The Syrian Future Movement, while welcoming this step, sees the need to raise realistic questions about the platform’s future and its ability to achieve its goals:

First, translating experience into influence: Syrian women possess immense experience accumulated through years of war, displacement, and forced migration. The fundamental question is: how can this experience be transformed from a “relief resource” into tangible “political and legislative influence”?

Second, decentralization: The platform includes more than 100 women, but how can we ensure it doesn’t become a “Damascene elite” detached from the concerns of women in Deir ez-Zor, Raqqa, or Idlib?

Third, sustainability and funding: Civil society organizations, especially women-led ones, are suffering from declining international support at a time when it is most needed.

A UN report issued on April 15, 2016, indicated that the UN-coordinated $1.25 billion humanitarian appeal was only 12.5% ​​funded, warning that the risk is not just stagnation, but regression.

Fourth, the relationship with transitional justice mechanisms: How will the platform evolve from a mere professional coordination network into a source of expertise on legislation, reparations, and citizenship reform?

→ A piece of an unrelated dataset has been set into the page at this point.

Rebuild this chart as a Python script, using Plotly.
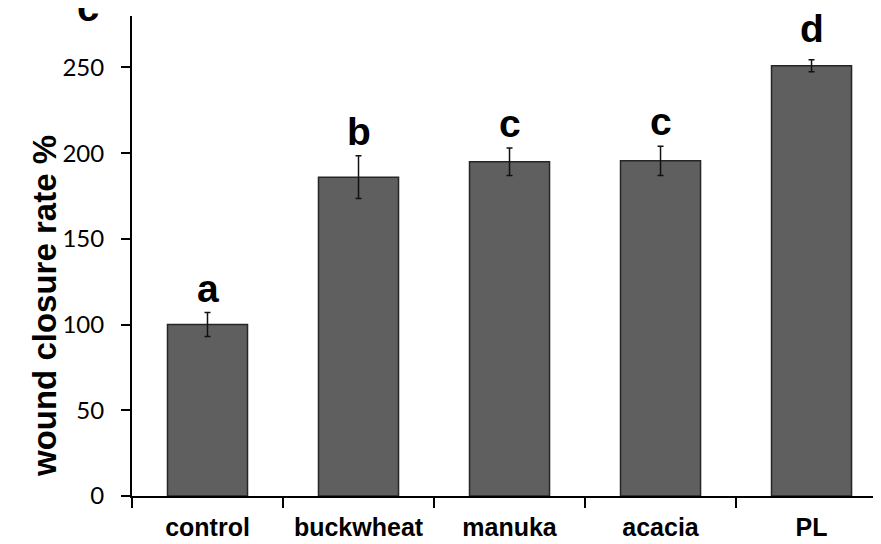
import plotly.graph_objects as go

categories = ["control", "buckwheat", "manuka", "acacia", "PL"]
values = [100, 186, 195, 195.5, 251]
errors = [7, 12.5, 8, 8.5, 3.5]
letters = ["a", "b", "c", "c", "d"]
y_ticks = [0, 50, 100, 150, 200, 250]

fig = go.Figure()
fig.add_trace(go.Bar(
    x=categories, y=values, width=0.53,
    marker=dict(color="#5f5f5f", line=dict(color="#262626", width=1.5)),
    error_y=dict(type="data", array=errors, visible=True, color="#111111",
                 thickness=1.5, width=3),
    showlegend=False,
))

for c, v, e, t in zip(categories, values, errors, letters):
    fig.add_annotation(x=c, y=v + e, text=f"<b>{t}</b>", showarrow=False,
                       yanchor="bottom", yshift=(8 if t == "d" else 1),
                       font=dict(family="Liberation Sans, Arial", size=39, color="#000000"))

# cropped panel label at top-left
fig.add_annotation(xref="paper", yref="paper", x=-0.0587, y=0.968, text="<b>c</b>",
                   showarrow=False, yanchor="bottom", xanchor="center",
                   font=dict(family="Liberation Sans, Arial", size=40, color="#000000"))

# y-axis title
fig.add_annotation(xref="paper", yref="paper", x=-0.116, y=0.396,
                   text="<b>wound closure rate %</b>", showarrow=False, textangle=-90,
                   xanchor="center", yanchor="middle",
                   font=dict(family="Liberation Sans, Arial", size=33, color="#000000"))

# the page body adds an 8px offset; size and margins compensate for it
fig.update_layout(
    width=873, height=536,
    margin=dict(l=124, r=0, t=8, b=48),
    plot_bgcolor="white", paper_bgcolor="white",
    bargap=0.47,
)
fig.update_xaxes(
    range=[-0.5, 4.46], showline=True, linecolor="black", linewidth=2,
    ticks="outside", tickson="boundaries", ticklen=10, tickwidth=2, tickcolor="black",
    tickfont=dict(family="Liberation Sans, Arial", size=25, color="#000000"),
    tickprefix="<b>", ticksuffix="</b>", showgrid=False, ticklabelstandoff=8,
)
fig.update_yaxes(
    range=[0, 280], tickvals=y_ticks, showline=True, linecolor="black", linewidth=2,
    ticks="outside", ticklen=9, tickwidth=2, tickcolor="black",
    tickfont=dict(family="Lato, Liberation Sans", size=24, color="#000000"),
    ticklabelstandoff=12, showgrid=False, zeroline=False,
)

fig.write_html("out.html")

Based on our unwavering vision and commitment to the principles of partnership and integration between the state and society, the Syrian Future Movement recommends the following:

  • Transforming the platform into a practical model of partnership: We see this platform as a genuine opportunity to embody the model of “partnership and integration” we aspire to, through its active participation in shaping policies and legislation related to women, not just in implementing programs.
  • Linking the platform to the transitional justice process: We call for the platform’s formal inclusion in transitional justice mechanisms to ensure that these mechanisms consider the specific experiences of women survivors of violence and contribute to developing reparations and institutional reform programs.
  • Ensuring fair representation: We demand that the platform’s membership reflect the diversity of Syrian governorates, with clear mechanisms to guarantee that the voices of women from remote and marginalized areas are heard.
  • Supporting sustainability: We call on the international community and donors to allocate sufficient and sustainable funding to the platform and to women’s organizations in general, recognizing them as a backbone of transitional justice and social stability.
  • Transparency and Accountability: We emphasize the need for the platform to adopt transparent mechanisms in its operations, accountable to its members and the community it serves.

The platform’s current The Syrian Future Movement views the launch of the “Women-Led Organizations” platform as a strategic step par excellence, reflecting a genuine shift in the relationship between the new Syrian state and women’s civil society, and a move from relief work to decision-making.

However, success is not guaranteed, and the platform will remain merely an organizational structure unless its promises are translated into concrete policies, and unless it moves from rhetoric to action.

We believe that the real challenge lies not in the number of members or the extent of media coverage, but rather in the platform’s ability to transform wartime experiences into political capital that influences legislation and policies, builds genuine bridges with transitional justice mechanisms, and overcomes the gap between Damascus and the provinces.

The Syrian Future Movement announces its full readiness to contribute all its intellectual and advisory resources to supporting this platform, based on our firm belief that there is no future for Syria without a genuine partnership between the state and society, and no genuine partnership without the full empowerment of Syrian women in decision-making positions.